* _Extracted records_:
>>>>>

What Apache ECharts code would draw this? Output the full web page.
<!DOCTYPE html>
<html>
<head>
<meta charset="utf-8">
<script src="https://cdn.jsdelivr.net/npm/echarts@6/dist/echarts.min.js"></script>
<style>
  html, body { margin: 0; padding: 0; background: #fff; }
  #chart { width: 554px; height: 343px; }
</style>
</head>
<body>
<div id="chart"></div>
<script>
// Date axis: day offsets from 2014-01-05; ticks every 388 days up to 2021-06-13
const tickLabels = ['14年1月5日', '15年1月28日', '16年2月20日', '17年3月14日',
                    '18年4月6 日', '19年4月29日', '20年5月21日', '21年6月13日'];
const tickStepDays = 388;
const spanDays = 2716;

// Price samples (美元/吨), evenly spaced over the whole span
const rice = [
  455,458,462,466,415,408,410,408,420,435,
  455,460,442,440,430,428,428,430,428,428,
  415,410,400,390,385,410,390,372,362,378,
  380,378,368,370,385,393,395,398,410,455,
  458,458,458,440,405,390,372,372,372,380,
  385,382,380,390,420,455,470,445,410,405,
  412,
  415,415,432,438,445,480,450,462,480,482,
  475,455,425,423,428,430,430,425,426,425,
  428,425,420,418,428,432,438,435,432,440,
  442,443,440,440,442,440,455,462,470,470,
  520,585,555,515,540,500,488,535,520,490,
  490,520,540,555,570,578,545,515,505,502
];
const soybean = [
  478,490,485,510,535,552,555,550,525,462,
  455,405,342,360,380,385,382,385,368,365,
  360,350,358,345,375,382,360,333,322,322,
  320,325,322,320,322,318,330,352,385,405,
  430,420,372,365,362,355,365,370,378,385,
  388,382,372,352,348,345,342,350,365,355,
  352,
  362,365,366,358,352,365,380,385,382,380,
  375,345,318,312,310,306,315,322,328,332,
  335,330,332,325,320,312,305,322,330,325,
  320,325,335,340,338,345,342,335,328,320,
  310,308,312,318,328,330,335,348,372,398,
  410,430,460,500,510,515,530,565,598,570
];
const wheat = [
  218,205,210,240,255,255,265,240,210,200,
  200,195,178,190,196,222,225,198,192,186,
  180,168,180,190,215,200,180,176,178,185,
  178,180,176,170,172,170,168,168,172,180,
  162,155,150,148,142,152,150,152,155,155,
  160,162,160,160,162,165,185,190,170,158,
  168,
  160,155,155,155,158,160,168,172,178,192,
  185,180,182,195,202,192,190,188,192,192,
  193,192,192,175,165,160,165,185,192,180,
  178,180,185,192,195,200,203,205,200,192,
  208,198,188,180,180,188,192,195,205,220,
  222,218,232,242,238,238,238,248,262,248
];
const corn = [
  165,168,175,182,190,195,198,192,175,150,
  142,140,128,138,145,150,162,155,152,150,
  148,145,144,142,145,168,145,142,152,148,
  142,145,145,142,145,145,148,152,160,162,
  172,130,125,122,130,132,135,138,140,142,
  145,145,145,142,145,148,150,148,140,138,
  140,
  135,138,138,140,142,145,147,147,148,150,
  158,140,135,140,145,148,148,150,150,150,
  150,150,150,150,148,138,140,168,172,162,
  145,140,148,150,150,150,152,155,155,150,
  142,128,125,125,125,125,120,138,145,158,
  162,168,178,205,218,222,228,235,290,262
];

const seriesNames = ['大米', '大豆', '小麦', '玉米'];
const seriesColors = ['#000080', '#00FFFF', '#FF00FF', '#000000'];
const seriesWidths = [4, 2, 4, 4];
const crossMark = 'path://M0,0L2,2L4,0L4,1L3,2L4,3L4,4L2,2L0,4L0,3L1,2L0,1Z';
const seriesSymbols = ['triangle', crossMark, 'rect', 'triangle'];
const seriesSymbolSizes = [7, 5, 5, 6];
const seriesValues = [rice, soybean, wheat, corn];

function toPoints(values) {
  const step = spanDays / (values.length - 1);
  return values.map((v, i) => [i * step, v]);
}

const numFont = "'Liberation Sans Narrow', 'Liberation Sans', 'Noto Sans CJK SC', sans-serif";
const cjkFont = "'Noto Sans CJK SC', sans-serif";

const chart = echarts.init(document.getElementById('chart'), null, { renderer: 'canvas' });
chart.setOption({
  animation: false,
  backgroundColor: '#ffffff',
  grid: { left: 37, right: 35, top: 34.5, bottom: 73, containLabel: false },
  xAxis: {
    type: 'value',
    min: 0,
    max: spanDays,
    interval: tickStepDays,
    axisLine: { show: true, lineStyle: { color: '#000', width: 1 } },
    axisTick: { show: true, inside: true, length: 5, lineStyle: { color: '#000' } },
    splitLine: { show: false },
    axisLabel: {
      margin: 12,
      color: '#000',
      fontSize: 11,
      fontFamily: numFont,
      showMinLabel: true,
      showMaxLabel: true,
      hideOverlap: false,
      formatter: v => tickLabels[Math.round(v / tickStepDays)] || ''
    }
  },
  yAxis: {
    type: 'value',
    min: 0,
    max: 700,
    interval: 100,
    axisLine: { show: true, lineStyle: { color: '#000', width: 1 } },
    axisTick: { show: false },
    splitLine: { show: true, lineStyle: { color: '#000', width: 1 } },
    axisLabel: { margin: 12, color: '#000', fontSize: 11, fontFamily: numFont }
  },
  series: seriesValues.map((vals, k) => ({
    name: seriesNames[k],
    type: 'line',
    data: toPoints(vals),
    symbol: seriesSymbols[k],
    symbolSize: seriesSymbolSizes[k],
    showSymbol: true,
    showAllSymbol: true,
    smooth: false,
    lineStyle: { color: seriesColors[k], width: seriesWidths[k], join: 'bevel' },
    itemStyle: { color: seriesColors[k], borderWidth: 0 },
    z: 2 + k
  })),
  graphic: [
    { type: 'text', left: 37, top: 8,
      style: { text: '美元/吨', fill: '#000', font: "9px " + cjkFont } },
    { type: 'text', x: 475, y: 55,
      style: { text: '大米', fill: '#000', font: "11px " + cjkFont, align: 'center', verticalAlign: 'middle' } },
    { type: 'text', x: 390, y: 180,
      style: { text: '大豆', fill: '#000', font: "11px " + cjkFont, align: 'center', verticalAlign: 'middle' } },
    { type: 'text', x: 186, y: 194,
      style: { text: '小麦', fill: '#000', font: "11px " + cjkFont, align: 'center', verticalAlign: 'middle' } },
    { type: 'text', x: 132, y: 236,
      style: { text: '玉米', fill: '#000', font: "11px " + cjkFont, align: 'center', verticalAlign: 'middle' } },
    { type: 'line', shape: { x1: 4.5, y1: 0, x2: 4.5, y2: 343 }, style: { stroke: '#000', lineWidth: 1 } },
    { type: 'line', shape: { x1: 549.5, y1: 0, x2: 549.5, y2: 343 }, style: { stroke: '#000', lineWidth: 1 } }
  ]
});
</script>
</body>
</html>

<<<<<
>>>>>

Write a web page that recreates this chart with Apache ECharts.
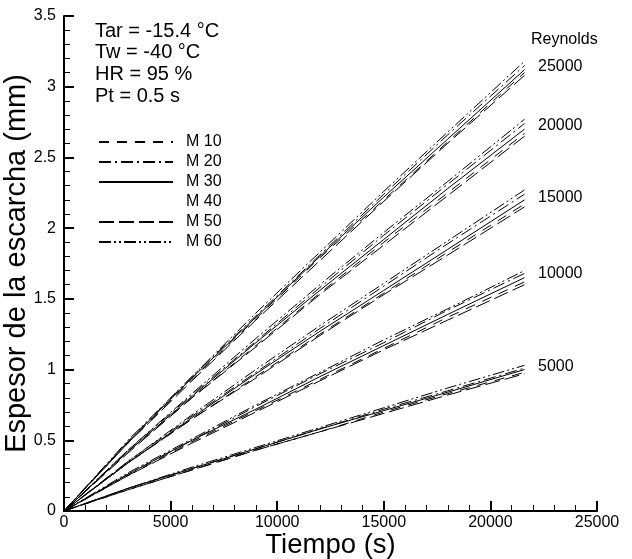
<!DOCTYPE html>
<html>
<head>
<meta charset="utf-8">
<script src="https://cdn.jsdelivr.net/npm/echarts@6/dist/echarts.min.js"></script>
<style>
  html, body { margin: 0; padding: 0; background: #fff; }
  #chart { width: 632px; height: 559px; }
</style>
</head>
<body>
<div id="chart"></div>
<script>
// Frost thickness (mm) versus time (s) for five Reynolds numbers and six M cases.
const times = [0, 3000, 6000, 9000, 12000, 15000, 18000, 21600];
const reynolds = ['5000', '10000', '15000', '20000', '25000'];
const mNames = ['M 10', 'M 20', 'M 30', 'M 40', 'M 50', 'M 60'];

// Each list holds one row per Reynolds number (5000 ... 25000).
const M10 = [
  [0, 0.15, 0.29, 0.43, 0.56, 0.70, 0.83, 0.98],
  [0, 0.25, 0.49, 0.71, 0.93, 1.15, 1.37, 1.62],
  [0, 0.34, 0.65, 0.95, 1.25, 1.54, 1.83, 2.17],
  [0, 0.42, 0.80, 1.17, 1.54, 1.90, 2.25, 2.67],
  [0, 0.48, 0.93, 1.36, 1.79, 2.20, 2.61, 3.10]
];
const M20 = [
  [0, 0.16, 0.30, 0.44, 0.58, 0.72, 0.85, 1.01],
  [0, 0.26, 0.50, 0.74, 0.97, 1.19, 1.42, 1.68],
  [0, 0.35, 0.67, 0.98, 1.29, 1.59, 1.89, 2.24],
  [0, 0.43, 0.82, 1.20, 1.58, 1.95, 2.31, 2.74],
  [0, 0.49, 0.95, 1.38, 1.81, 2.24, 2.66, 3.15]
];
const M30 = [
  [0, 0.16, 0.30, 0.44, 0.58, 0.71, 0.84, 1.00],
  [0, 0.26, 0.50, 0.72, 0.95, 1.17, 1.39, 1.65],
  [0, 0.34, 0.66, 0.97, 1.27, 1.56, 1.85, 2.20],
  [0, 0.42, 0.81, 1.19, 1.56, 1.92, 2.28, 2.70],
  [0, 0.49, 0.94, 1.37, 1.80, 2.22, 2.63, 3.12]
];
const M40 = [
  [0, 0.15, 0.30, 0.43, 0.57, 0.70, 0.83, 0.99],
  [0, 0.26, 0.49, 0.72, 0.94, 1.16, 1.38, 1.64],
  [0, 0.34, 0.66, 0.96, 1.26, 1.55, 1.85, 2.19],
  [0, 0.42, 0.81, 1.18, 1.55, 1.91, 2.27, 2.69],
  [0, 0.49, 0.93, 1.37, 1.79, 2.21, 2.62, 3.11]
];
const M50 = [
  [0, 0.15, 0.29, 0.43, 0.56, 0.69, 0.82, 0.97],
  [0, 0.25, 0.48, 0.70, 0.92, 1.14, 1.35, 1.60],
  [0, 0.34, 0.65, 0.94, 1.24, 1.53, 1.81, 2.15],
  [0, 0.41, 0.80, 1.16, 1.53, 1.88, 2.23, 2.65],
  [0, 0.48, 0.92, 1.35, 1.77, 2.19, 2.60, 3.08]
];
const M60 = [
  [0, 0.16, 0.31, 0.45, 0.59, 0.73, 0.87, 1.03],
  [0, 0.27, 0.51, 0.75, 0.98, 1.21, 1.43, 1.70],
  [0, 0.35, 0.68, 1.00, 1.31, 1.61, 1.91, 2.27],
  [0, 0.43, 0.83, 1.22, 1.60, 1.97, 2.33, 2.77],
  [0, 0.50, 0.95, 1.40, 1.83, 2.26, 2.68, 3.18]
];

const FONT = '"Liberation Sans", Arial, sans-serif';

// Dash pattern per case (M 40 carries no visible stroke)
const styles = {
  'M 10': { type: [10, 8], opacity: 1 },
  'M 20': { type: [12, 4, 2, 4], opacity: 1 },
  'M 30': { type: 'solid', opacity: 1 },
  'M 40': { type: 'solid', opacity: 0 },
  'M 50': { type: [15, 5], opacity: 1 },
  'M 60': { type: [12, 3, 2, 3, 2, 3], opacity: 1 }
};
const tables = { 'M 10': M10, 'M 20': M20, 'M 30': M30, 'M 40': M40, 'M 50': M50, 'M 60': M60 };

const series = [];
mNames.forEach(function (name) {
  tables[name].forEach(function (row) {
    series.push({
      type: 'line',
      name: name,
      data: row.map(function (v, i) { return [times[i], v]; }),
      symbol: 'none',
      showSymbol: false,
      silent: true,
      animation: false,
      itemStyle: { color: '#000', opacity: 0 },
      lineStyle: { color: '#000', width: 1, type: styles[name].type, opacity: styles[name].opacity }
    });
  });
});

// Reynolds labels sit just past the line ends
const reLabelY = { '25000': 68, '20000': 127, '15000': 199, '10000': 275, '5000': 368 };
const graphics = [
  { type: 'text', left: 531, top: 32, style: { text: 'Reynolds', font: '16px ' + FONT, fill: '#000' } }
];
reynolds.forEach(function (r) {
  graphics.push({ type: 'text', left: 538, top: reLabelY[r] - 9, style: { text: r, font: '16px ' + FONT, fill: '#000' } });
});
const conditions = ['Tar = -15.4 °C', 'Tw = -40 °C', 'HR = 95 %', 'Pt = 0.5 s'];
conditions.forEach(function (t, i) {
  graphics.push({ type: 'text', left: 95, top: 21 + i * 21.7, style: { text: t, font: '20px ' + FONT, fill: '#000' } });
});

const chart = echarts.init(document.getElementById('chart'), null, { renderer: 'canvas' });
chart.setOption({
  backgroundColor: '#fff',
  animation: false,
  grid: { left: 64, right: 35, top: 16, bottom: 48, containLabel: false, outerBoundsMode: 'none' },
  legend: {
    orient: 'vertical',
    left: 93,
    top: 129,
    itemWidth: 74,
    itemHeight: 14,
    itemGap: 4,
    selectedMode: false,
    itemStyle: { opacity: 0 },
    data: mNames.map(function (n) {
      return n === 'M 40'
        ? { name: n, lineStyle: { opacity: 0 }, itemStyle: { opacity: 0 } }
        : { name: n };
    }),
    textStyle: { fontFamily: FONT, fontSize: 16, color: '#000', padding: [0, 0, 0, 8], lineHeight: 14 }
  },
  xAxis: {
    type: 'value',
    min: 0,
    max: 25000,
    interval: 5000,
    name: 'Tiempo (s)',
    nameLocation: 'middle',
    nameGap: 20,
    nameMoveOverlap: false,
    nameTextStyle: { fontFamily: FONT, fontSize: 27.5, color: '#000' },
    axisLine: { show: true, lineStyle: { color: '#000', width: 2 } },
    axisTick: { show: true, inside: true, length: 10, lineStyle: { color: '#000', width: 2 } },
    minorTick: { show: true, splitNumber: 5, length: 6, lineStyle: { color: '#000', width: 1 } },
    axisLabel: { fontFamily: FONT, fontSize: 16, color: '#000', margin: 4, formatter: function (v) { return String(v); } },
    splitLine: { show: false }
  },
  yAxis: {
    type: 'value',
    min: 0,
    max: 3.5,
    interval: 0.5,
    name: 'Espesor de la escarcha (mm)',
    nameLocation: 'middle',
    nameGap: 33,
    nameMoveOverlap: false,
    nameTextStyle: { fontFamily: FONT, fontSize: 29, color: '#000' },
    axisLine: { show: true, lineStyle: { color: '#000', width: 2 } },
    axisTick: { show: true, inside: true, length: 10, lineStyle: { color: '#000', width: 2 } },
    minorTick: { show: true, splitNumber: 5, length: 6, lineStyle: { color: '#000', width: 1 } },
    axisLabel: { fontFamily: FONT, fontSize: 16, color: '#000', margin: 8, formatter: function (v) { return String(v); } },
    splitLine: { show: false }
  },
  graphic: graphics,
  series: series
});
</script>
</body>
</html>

<<<<<
>>>>>

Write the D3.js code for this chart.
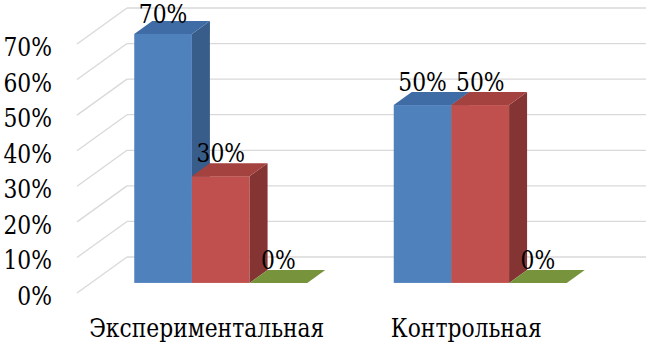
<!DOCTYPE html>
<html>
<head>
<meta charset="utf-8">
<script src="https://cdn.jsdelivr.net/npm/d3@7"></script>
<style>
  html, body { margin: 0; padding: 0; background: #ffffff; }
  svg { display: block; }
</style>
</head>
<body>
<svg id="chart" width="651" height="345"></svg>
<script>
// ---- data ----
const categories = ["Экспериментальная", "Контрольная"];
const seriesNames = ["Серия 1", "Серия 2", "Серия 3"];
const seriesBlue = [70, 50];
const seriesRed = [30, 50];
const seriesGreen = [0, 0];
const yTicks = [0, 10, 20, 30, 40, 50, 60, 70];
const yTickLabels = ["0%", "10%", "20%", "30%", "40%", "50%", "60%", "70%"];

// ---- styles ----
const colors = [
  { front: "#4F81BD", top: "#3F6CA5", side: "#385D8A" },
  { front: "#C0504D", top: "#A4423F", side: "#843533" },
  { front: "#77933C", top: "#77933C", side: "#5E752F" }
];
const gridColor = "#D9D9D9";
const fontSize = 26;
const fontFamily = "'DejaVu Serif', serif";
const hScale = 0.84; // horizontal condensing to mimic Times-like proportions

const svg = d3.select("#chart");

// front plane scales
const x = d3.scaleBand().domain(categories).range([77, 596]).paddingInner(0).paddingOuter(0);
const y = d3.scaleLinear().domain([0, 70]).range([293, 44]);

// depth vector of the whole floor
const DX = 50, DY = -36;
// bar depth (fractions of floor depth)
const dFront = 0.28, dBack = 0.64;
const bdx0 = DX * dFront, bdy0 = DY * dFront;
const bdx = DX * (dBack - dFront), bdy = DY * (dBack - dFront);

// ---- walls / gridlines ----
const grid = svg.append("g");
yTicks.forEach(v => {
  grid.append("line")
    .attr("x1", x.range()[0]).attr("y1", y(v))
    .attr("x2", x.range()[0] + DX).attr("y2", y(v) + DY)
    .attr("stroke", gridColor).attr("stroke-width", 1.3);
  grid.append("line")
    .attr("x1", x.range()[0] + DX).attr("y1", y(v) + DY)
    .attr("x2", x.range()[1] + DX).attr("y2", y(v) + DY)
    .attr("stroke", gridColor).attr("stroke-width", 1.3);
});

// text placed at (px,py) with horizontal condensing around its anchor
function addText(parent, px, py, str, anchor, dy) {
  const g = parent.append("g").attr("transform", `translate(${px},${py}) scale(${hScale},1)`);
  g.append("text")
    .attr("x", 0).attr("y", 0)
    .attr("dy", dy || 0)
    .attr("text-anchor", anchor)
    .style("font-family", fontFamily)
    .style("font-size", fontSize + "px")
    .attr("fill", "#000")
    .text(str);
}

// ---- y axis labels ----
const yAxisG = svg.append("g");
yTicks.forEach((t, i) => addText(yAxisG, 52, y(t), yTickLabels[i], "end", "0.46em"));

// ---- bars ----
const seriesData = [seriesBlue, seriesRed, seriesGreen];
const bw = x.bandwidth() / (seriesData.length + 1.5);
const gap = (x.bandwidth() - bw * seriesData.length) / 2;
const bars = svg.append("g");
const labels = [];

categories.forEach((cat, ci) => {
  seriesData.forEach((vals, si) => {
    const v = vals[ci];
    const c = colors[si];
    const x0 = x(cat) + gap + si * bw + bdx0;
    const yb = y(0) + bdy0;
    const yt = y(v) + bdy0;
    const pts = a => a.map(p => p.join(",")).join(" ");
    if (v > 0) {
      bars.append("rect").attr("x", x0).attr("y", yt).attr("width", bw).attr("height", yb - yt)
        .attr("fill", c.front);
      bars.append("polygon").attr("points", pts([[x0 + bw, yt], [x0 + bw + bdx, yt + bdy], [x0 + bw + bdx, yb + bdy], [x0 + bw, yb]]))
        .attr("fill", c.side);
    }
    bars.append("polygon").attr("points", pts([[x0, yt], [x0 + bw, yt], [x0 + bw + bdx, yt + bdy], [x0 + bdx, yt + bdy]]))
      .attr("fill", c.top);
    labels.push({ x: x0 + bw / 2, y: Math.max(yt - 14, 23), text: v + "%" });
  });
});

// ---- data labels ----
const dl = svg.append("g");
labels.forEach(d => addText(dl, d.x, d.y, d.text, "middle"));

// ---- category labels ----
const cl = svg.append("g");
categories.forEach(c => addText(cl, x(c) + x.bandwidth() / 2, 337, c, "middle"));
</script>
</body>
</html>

<<<<<

Extract the lines of the preceding material that run from the line with "What Apache ECharts" through the line with "const spanDays = 2716;", inclusive, reproducing them exactly and adding nothing.

* _Result of this exercise_:
What Apache ECharts code would draw this? Output the full web page.
<!DOCTYPE html>
<html>
<head>
<meta charset="utf-8">
<script src="https://cdn.jsdelivr.net/npm/echarts@6/dist/echarts.min.js"></script>
<style>
  html, body { margin: 0; padding: 0; background: #fff; }
  #chart { width: 554px; height: 343px; }
</style>
</head>
<body>
<div id="chart"></div>
<script>
// Date axis: day offsets from 2014-01-05; ticks every 388 days up to 2021-06-13
const tickLabels = ['14年1月5日', '15年1月28日', '16年2月20日', '17年3月14日',
                    '18年4月6 日', '19年4月29日', '20年5月21日', '21年6月13日'];
const tickStepDays = 388;
const spanDays = 2716;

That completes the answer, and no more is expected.